**Set task:** Repeat every line, exactly, from the very first through the one where "from matplotlib.transforms import offset_copy" appears. Add nothing else.

════════════════════

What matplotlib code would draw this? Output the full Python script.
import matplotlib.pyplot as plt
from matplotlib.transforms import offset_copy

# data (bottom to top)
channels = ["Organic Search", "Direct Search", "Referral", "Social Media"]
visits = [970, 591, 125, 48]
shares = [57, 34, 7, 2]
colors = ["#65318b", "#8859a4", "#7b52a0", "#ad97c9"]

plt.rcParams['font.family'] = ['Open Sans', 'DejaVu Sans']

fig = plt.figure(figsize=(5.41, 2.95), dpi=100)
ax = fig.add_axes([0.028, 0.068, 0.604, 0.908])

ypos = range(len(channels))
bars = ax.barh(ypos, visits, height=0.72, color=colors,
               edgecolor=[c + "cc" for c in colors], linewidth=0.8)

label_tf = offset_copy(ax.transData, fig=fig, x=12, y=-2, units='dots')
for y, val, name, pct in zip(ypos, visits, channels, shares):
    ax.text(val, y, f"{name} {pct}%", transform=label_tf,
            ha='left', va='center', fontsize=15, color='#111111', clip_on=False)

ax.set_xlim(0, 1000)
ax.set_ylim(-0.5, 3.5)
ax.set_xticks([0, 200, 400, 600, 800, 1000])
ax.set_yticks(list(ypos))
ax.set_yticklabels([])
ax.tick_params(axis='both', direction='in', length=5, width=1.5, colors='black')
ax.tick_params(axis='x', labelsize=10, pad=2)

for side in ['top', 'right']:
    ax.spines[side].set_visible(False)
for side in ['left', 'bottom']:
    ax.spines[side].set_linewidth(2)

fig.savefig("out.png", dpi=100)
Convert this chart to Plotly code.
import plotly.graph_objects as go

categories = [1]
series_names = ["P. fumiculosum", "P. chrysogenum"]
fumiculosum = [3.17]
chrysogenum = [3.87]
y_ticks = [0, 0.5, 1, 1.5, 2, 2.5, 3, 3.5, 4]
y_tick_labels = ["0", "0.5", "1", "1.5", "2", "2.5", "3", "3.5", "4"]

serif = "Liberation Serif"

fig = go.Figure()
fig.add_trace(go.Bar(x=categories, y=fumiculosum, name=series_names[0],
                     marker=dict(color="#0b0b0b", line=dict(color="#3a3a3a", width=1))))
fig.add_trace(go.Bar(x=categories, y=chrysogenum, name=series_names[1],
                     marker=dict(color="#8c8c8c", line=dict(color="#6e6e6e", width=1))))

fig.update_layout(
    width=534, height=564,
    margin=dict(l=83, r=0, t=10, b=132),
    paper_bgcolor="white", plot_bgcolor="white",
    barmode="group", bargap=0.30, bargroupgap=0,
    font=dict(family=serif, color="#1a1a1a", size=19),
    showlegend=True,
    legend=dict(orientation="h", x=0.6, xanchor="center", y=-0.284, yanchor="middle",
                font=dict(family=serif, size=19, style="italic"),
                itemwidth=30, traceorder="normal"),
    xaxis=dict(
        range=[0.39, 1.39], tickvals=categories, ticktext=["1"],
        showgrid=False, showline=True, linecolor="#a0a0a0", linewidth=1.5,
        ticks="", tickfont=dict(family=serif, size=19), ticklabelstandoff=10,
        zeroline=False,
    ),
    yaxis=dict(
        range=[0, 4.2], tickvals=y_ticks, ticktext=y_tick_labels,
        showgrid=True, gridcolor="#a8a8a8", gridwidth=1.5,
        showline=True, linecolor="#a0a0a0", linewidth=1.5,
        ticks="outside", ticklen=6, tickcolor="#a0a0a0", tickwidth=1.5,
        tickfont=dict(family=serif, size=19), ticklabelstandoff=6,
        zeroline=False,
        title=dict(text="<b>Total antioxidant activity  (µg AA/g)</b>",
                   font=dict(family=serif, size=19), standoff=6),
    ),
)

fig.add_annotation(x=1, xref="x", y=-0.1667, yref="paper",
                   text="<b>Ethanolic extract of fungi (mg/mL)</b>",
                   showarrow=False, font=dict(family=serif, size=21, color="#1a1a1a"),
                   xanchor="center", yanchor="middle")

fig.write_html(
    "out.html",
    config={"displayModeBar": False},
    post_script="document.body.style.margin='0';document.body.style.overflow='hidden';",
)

════════════════════

**Reply:**
What matplotlib code would draw this? Output the full Python script.
import matplotlib.pyplot as plt
from matplotlib.transforms import offset_copy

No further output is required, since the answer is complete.